Difatti l’utilità di un festival dovrebbe essere anche quella di creare nuovi appassionati e “tramandare” qualcosa di buono…
Io penso che un festival del genere, teoricamente, dovrebbe fare un po’ di cultura cinematografica o letteraria. Nel campo del cinema non c’è dubbio che, negli ultimi anni, i festival abbiano quasi tutti abbandonato la possibilità di fare retrospettive omaggio. Questo perché nei palinsesti non trovano spazio. La rete invece offre possibilità diverse. A disposizione dell’utente, puoi mettere qualcosa che possa essere utilizzato in base agli orari di ciascuno, seppure per un tempo definito. Si deve tornare alla responsabilità anche culturale di un festival. Il Noir in Festival ha fondamentalmente una caratteristica: si tratta di un evento totalmente gratuito, quindi aperto. I film sono visibili per 24 ore al massimo perché devi aver la voglia di stare con noi.
Ad oggi chi è l’astro nascente del noir italiano, sia in ambito cinematografico che letterario?
Questa è una domanda tosta (ride).

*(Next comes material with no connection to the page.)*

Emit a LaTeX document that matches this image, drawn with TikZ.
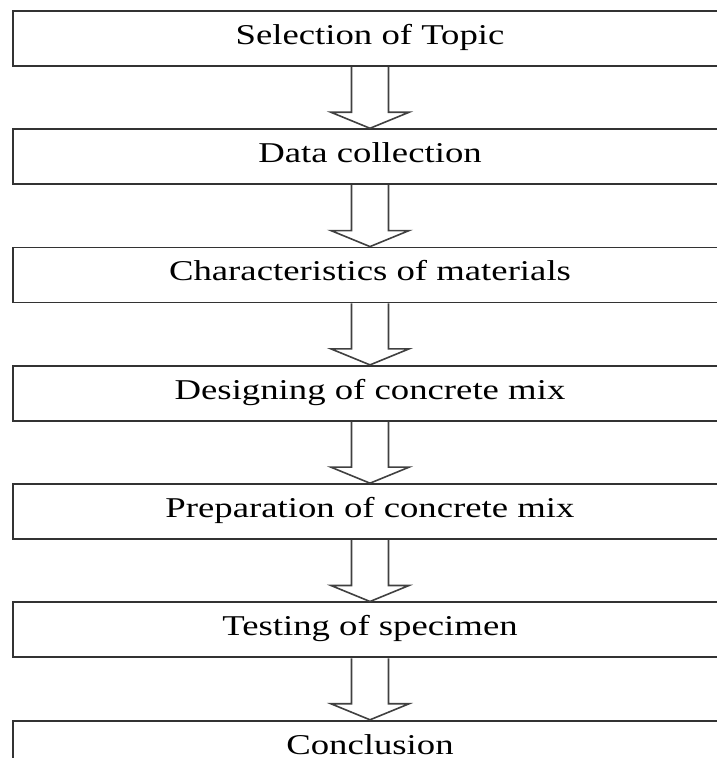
\documentclass[tikz,border=0pt]{standalone}
\usepackage{fontspec}
\setmainfont{Liberation Serif}[FakeStretch=1.28]
\usetikzlibrary{positioning, calc}

\begin{document}
\begin{tikzpicture}[x=1pt, y=1pt,
	stage/.style={draw=black!80, line width=1.8pt, rectangle,
		minimum width=714pt, minimum height=55pt, inner sep=0pt,
		text height=19.6pt, text depth=8pt,
		font=\fontsize{28.7}{34}\selectfont},
	flow/.style={draw=black!75, line width=1.6pt, line join=miter}]
	\def \shaft {18.5}
	\def \head {39}
	\def \tip {16}

	\useasboundingbox (0,0) rectangle (716,758);

	\node[stage, anchor=north] (topic) at (370,748) {Selection of Topic};
	\node[stage, below=61.5pt of topic]  (data)    {Data collection};
	\node[stage, below=61.5pt of data]   (charac)  {Characteristics of materials};
	\node[stage, below=61.5pt of charac] (design)  {Designing of concrete mix};
	\node[stage, below=61.5pt of design] (prep)    {Preparation of concrete mix};
	\node[stage, below=61.5pt of prep]   (testing) {Testing of specimen};
	\node[stage, below=61.5pt of testing] (concl)  {Conclusion};

	% hollow arrows between the stages
	\foreach \a/\b in {topic/data, data/charac, charac/design,
		design/prep, prep/testing, testing/concl} {
		\draw[flow] ($(\a.south)+(-\shaft,0)$) -- ($(\b.north)+(-\shaft,\tip)$)
			-- ($(\b.north)+(-\head,\tip)$) -- (\b.north)
			-- ($(\b.north)+(\head,\tip)$) -- ($(\b.north)+(\shaft,\tip)$)
			-- ($(\a.south)+(\shaft,0)$);
	}
\end{tikzpicture}
\end{document}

Partiamo dal campo letterario: dico il vincitore del premio Scerbanenco di quest’anno, Tullio Avoledo. Secondo me è tra gli scrittori più sorprendenti che abbiamo. Una bella scommessa. Si sa muovere bene tra i vari livelli del genere. Può essere distopico come Philip Dick e narrativo come Chandler, ma anche raffinato nella scrittura ed efficace, diretto, immediato. In campo cinematografico, io mi sento di scommettere su uno che non compare nel programma del Noir in Festival di quest’anno. E non c’è per due ragioni: primo perché è andato al festival di Torino e quindi non potevo portarlo qui. In seconda battuta perché si è presentato con un film nel quale non aveva ancora messo a fuoco il suo talento.
Sto parlando di Toni D’angelo. Secondo me ha un talento per il genere quasi senza confronti in Italia. È un regista potenzialmente straordinario, che ha solamente iniziato a farci vedere qualcosa, ma che può fare e farà molto di più. È un uomo di straordinaria curiosità, uno che non si ferma alla superficialità. E ha un talento visivo e narrativo straordinario.